→ DO THIS: Set the listing down again in full, word for word, with the pictures left out.

* * *

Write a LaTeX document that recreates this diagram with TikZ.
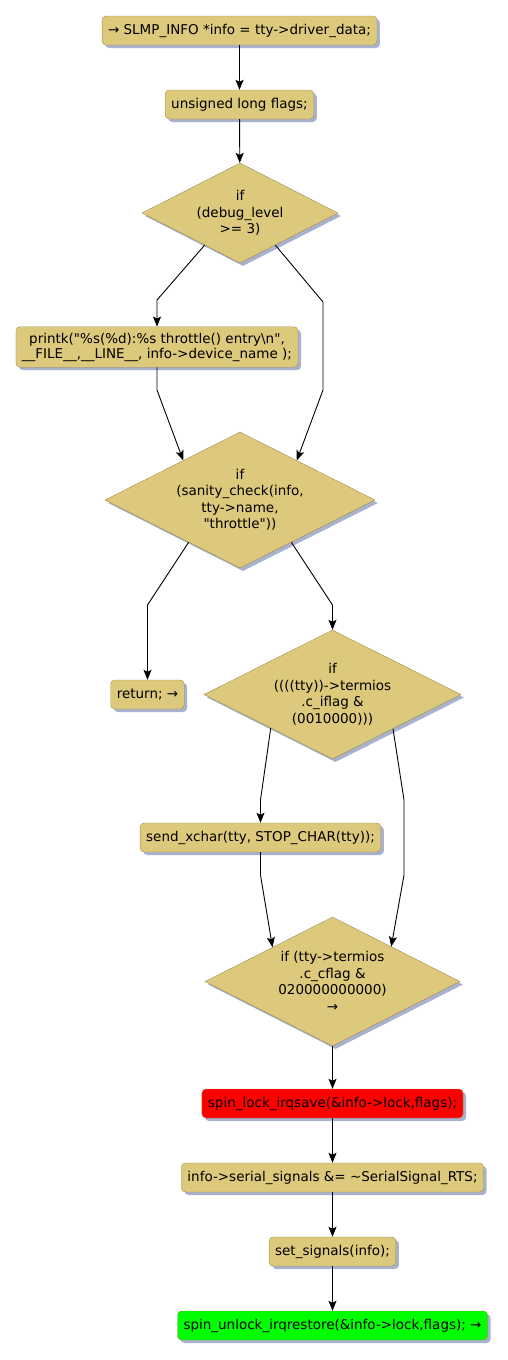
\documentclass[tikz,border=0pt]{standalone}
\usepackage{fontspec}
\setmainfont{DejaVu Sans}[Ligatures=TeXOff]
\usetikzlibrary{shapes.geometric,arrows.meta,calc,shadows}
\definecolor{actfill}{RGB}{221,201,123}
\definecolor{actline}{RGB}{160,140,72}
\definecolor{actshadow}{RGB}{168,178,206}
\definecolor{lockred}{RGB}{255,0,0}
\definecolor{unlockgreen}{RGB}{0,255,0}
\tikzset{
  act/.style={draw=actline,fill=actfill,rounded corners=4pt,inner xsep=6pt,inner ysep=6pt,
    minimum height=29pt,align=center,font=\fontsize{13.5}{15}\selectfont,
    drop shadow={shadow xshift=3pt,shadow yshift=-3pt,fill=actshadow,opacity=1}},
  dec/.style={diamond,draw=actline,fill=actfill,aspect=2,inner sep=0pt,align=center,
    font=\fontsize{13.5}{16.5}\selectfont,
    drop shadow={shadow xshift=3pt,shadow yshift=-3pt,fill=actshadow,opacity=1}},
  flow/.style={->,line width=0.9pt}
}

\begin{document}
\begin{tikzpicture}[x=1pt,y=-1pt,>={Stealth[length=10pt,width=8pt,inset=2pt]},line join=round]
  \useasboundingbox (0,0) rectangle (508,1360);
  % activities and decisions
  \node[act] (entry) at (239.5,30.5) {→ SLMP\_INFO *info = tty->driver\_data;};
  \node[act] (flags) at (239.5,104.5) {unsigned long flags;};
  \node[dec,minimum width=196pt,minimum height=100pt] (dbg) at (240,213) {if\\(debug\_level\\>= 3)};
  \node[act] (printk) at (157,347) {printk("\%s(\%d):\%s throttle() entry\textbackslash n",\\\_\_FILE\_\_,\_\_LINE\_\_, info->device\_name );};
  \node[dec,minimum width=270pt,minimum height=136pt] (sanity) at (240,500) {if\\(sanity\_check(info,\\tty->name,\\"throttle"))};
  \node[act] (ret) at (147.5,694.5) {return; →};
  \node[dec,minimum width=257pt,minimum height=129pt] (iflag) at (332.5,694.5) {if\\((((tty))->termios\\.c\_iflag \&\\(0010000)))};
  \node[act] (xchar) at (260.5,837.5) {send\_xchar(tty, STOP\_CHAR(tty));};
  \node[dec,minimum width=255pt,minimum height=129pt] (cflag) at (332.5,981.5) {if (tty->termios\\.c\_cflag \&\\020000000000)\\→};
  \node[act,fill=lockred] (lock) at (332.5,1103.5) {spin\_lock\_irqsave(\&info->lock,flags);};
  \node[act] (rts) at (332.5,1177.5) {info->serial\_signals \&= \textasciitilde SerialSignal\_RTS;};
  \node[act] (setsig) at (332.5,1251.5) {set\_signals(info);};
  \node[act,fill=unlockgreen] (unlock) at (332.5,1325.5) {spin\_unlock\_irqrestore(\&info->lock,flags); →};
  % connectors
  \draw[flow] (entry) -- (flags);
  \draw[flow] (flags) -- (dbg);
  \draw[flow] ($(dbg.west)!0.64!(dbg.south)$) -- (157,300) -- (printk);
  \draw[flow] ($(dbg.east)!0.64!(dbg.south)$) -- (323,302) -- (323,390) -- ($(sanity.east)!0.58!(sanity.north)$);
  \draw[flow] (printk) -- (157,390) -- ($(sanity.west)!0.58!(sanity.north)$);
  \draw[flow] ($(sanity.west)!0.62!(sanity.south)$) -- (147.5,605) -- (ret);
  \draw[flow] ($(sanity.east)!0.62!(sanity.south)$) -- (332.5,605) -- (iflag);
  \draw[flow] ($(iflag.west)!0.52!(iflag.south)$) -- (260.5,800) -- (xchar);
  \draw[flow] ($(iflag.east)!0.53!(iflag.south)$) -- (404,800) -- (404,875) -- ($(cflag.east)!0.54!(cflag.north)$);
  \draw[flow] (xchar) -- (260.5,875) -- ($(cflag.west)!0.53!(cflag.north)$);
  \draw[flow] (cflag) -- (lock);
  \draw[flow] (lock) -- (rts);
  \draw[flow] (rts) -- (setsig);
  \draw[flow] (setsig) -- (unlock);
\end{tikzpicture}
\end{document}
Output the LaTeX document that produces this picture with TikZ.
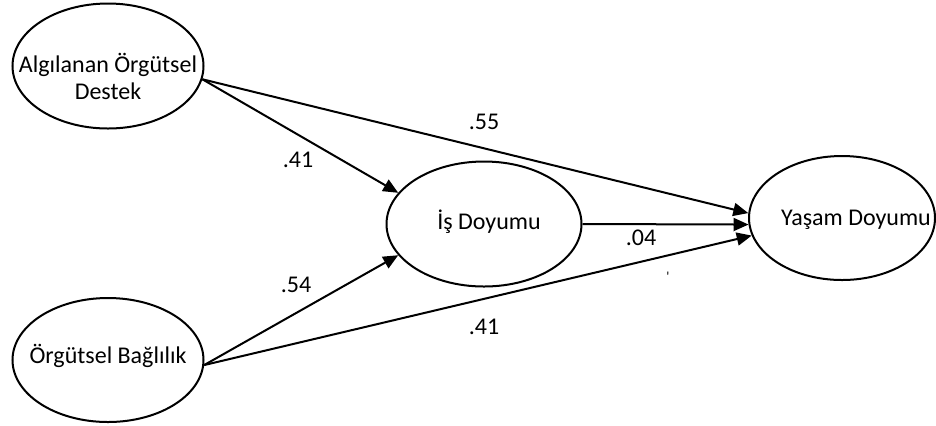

* * *

→ TASK ANSWER:
Write a LaTeX document that recreates this diagram with TikZ.
\documentclass[tikz,border=0pt]{standalone}
\usepackage{fontspec}
\setmainfont{DejaVu Sans}[Ligatures=TeXOff]
\usetikzlibrary{shapes.geometric,arrows.meta,calc,shadows}
\definecolor{actfill}{RGB}{221,201,123}
\definecolor{actline}{RGB}{160,140,72}
\definecolor{actshadow}{RGB}{168,178,206}
\definecolor{lockred}{RGB}{255,0,0}
\definecolor{unlockgreen}{RGB}{0,255,0}
\tikzset{
  act/.style={draw=actline,fill=actfill,rounded corners=4pt,inner xsep=6pt,inner ysep=6pt,
    minimum height=29pt,align=center,font=\fontsize{13.5}{15}\selectfont,
    drop shadow={shadow xshift=3pt,shadow yshift=-3pt,fill=actshadow,opacity=1}},
  dec/.style={diamond,draw=actline,fill=actfill,aspect=2,inner sep=0pt,align=center,
    font=\fontsize{13.5}{16.5}\selectfont,
    drop shadow={shadow xshift=3pt,shadow yshift=-3pt,fill=actshadow,opacity=1}},
  flow/.style={->,line width=0.9pt}
}

\begin{document}
\begin{tikzpicture}[x=1pt,y=-1pt,>={Stealth[length=10pt,width=8pt,inset=2pt]},line join=round]
  \useasboundingbox (0,0) rectangle (508,1360);
  % activities and decisions
  \node[act] (entry) at (239.5,30.5) {→ SLMP\_INFO *info = tty->driver\_data;};
  \node[act] (flags) at (239.5,104.5) {unsigned long flags;};
  \node[dec,minimum width=196pt,minimum height=100pt] (dbg) at (240,213) {if\\(debug\_level\\>= 3)};
  \node[act] (printk) at (157,347) {printk("\%s(\%d):\%s throttle() entry\textbackslash n",\\\_\_FILE\_\_,\_\_LINE\_\_, info->device\_name );};
  \node[dec,minimum width=270pt,minimum height=136pt] (sanity) at (240,500) {if\\(sanity\_check(info,\\tty->name,\\"throttle"))};
  \node[act] (ret) at (147.5,694.5) {return; →};
  \node[dec,minimum width=257pt,minimum height=129pt] (iflag) at (332.5,694.5) {if\\((((tty))->termios\\.c\_iflag \&\\(0010000)))};
  \node[act] (xchar) at (260.5,837.5) {send\_xchar(tty, STOP\_CHAR(tty));};
  \node[dec,minimum width=255pt,minimum height=129pt] (cflag) at (332.5,981.5) {if (tty->termios\\.c\_cflag \&\\020000000000)\\→};
  \node[act,fill=lockred] (lock) at (332.5,1103.5) {spin\_lock\_irqsave(\&info->lock,flags);};
  \node[act] (rts) at (332.5,1177.5) {info->serial\_signals \&= \textasciitilde SerialSignal\_RTS;};
  \node[act] (setsig) at (332.5,1251.5) {set\_signals(info);};
  \node[act,fill=unlockgreen] (unlock) at (332.5,1325.5) {spin\_unlock\_irqrestore(\&info->lock,flags); →};
  % connectors
  \draw[flow] (entry) -- (flags);
  \draw[flow] (flags) -- (dbg);
  \draw[flow] ($(dbg.west)!0.64!(dbg.south)$) -- (157,300) -- (printk);
  \draw[flow] ($(dbg.east)!0.64!(dbg.south)$) -- (323,302) -- (323,390) -- ($(sanity.east)!0.58!(sanity.north)$);
  \draw[flow] (printk) -- (157,390) -- ($(sanity.west)!0.58!(sanity.north)$);
  \draw[flow] ($(sanity.west)!0.62!(sanity.south)$) -- (147.5,605) -- (ret);
  \draw[flow] ($(sanity.east)!0.62!(sanity.south)$) -- (332.5,605) -- (iflag);
  \draw[flow] ($(iflag.west)!0.52!(iflag.south)$) -- (260.5,800) -- (xchar);
  \draw[flow] ($(iflag.east)!0.53!(iflag.south)$) -- (404,800) -- (404,875) -- ($(cflag.east)!0.54!(cflag.north)$);
  \draw[flow] (xchar) -- (260.5,875) -- ($(cflag.west)!0.53!(cflag.north)$);
  \draw[flow] (cflag) -- (lock);
  \draw[flow] (lock) -- (rts);
  \draw[flow] (rts) -- (setsig);
  \draw[flow] (setsig) -- (unlock);
\end{tikzpicture}
\end{document}
Output the LaTeX document that produces this picture with TikZ.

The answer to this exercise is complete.